In Laufweite liegt das Nationalmuseum, das 2003 aus der Zusammenfassung des Architekturmuseums, des Museums für Volkskunst, der Nationalgalerie und der norwegischen Reichsausstellung entstand und die größte Kunstsammlung Norwegens bietet. Der Munch-Raum, von Munch noch zu Lebzeiten mit Werken bestückt, gilt gleichsam als Zentrum der norwegischen Kunst und des Munch’schen Universums. Hier hängt Hauptwerk neben Hauptwerk, hier ist Munch ganz bei sich: Die mitunter bekanntesten Fassungen von „Das kranke Kind“, „Der Schrei“, „Madonna“, „Der Kuss“ oder „Der Tanz des Lebens“ bilden den Ausgangspunkt einer beispiellosen Schnitzeljagd, den Einstieg in die ganz eigene Welt des Edvard Munch.

Denn in zahlreichen Versionen, Variationen und Überarbeitungen verfolgte Munch bestimmte Sujets und Motive oft über Jahrzehnte hinweg mit dem Ziel einer noch prägnanteren, größtmöglich einfachen Darstellung.
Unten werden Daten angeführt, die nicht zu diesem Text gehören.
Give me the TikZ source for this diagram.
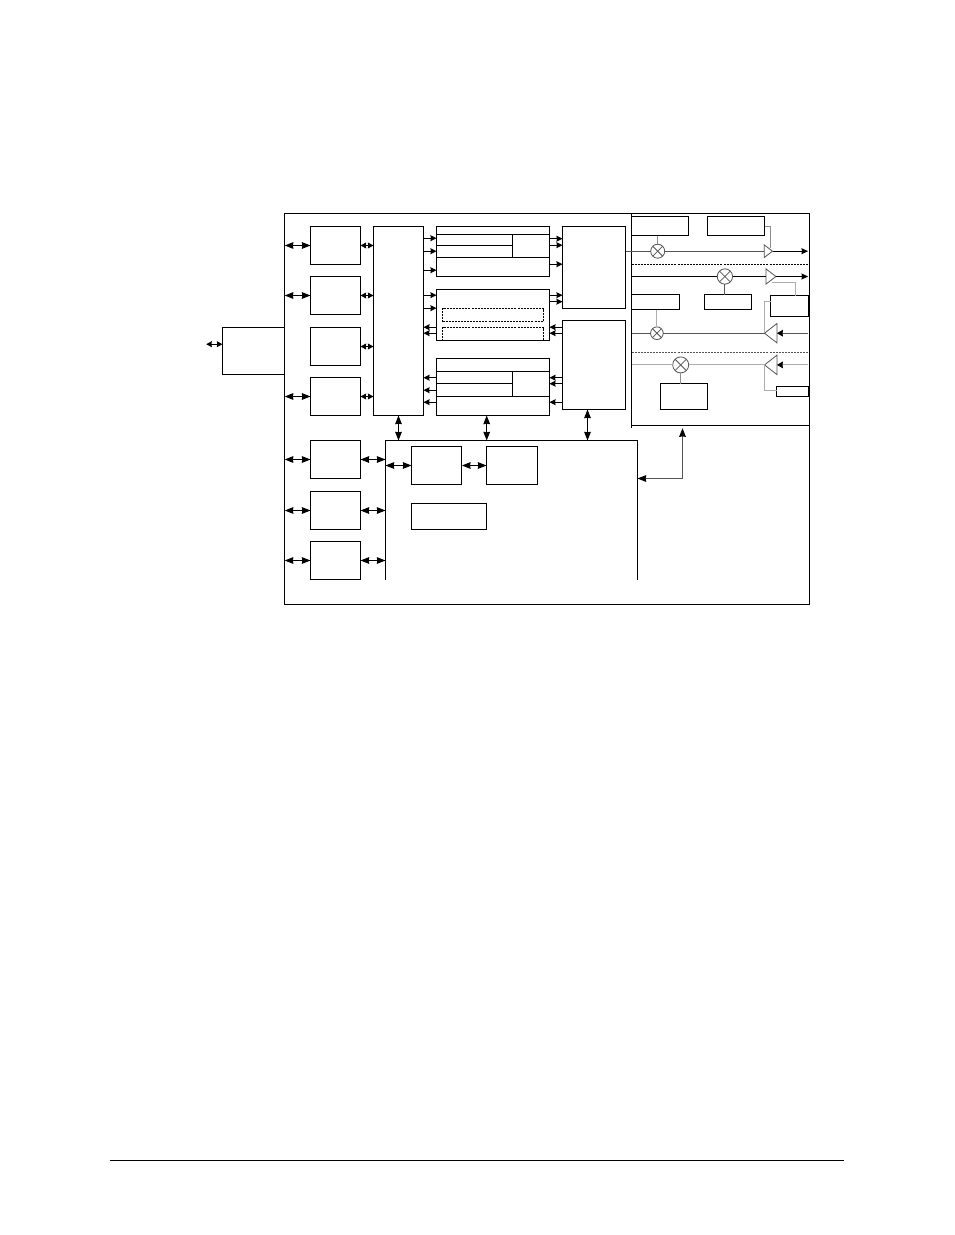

Dieser Hang zur Wiederholung im Schaffen Munchs gilt in der Kunstgeschichte als einmalig: Zu allem gibt es ein Gegenstück, existieren Hinweise oder Spuren in anderen Werken – eine Suche, in der man sich verlieren kann. Ab dem 9. Februar wird auch die SCHIRN Kunsthalle zu einem solchen Ort des Wieder- und Neuentdeckens Edvard Munchs. Oslo verabschiedet uns mit einem seltsam erleuchteten Abendhimmel am Nachmittag. Wir denken an die „Sternennacht“, an den durchdringenden Blick des Modernisten Munch und betreten am Flughafen wieder die Realität.